Hinter den Kulissen

Was liest Katharina Schmidt?

Bringt »Untenrum frei« Katharina Schmidt, freiberufliche Illustratorin und Designerin, zum Lachen oder Weinen? Welches Buch sollte bei der nächsten Berlinreise auf keinen Fall fehlen? Das verrät unsere Illustratorin im Lesefragebogen.

Liebe Katharina, was liest du gerade? 
Essays von Siri Hustvedt, »Leben, Denken, Schauen«. Ich folge gerne ihren spannenden Gedanken zu den immer wiederkehrenden Themen Erinnerung, Einfluss der Psychoanalyse auf die Kunst, wie funktionieren kreative Prozesse, warum müssen wir eigentlich schlafen.

Papier oder E-Reader? 
Papier.

Das letzte Buch, das du nicht bis zum Ende gelesen hast? 
Heinz Strunks neues Buch »Jürgen«. Das hat mich richtig geärgert, weil es in großen Teilen bloß eine Wiederholung seiner Romane »Fleisch ist mein Gemüse« bzw. »Fleckenteufel« darstellt. Wo ich ihn doch so gerne lese, da war ich wirklich enttäuscht und fühlte mich betrogen.

Das letzte Buch, das dich zum Lachen gebracht hat? 
Margarete Stokowskis »Untenrum frei«. Und sie schreibt nicht nur unterhaltsam und kurzweilig über Geschlechterfragen, Feminismus und wie Beziehungen heute überhaupt noch funktionieren können, sie ist dabei auch noch so persönlich, das macht das Buch schön plastisch aber eben auch lebendig.

Das letzte Buch, das dich zum Weinen gebracht hat? 
Joachim Meyerhoff, »Alle Toten fliegen hoch: Amerika«. So ein witziges, liebevolles Buch, zwischendrin überraschend heftige Passagen, wie sich dieser staunende empfindsame Junge in die Welt hinaus begibt und wie ausgeliefert er dem bunten Leben ist.
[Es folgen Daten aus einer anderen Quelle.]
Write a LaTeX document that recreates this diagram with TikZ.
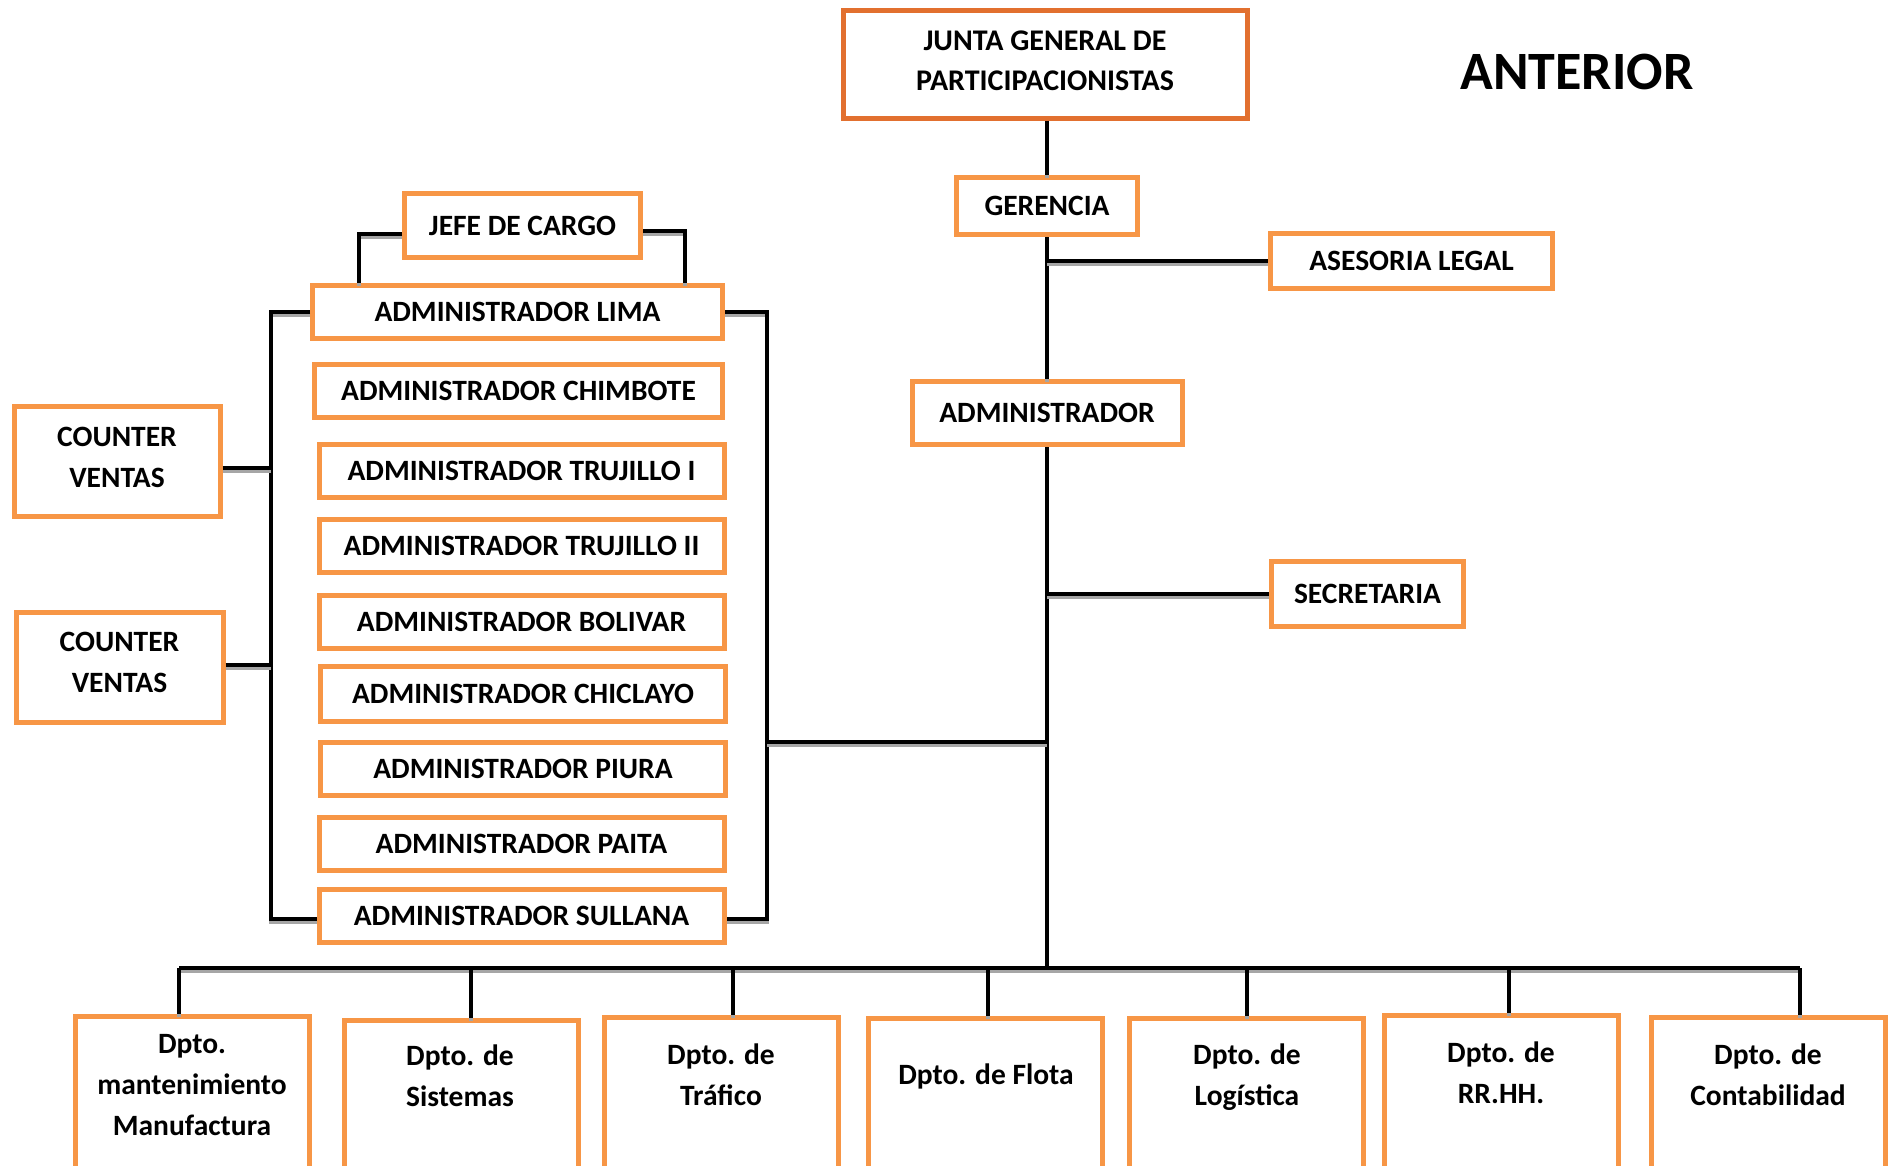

Ein zauberhafter Coming-of-Age-Roman. 

Deine liebste Romanfigur? 
Die von Dorothy Sayers geschaffene unbestechliche und selbstbewusste Harriet Deborah Vane, die, und das dauert einige Romane, schließlich die Ehefrau von Lord Peter Wimsey wird. Die beiden leben eine durch und durch emanzipierte Beziehung. Und das schon in den 20er, 30er Jahren, sehr beeindruckend, dass diese unterhaltsamen Kriminalromane auch noch nebenbei gesellschaftskritisch sind.

Welches Buch empfiehlst Du für einen Städtetrip nach Berlin? 
Eugen Ruge, »In Zeiten des abnehmenden Lichts«

Manchmal schämt man sich dafür, ein bestimmtes Buch zu mögen – hast du eins? 
Nein.

Gibt es ein Buch, das alle Welt liebte, nur du fandest es doof? 
Allgemein teile ich leider nicht die Begeisterung für Thriller, auch wenn ich es immer wieder versucht habe, mich verfolgen die in meinem Kopf erzeugten Bilder mitunter wochenlang und rauben mir den Schlaf.

Welches Buch sollte deiner Meinung nach jede und jeder gelesen haben? 
Didier Eribons »Rückkehr nach Reims«. Seine Schilderung, wie er sich von seiner Herkunftsfamilie entfernt hat, um einen für sich passenden Lebensentwurf zu leben. Dieser Drang nach Entwicklung und Entfaltung ist ein Akt, der Kraft kostet und Mut braucht und mitunter auch Schmerzen und Spaltung bringt. Eben einen Weg einzuschlagen, der schlicht nicht vorgesehen ist im heimatlichen Milieu. Und schließlich seine Gedanken zum Rechtsruck in Europa, gerade innerhalb des Proletariats.

Welches Buch hast du nie gelesen und wünschtest, du hättest es? 
Ich habe noch nie was von Charles Dickens gelesen und bin trotzdem der festen Überzeugung, seine Bücher würden mir sehr gefallen.

Zu welchem Buch kehrst du immer wieder zurück? 
Zu Tove Janssons »Mumins«. Da steht so viel drin, es geht um Liebe, Beziehungen, Nähe, Distanz, Familie, Individualität, Entwicklung, und die Zeichnungen sind natürlich überbordend phantasievoll und witzig, für mich als Illustratorin ist sie ein großes Vorbild.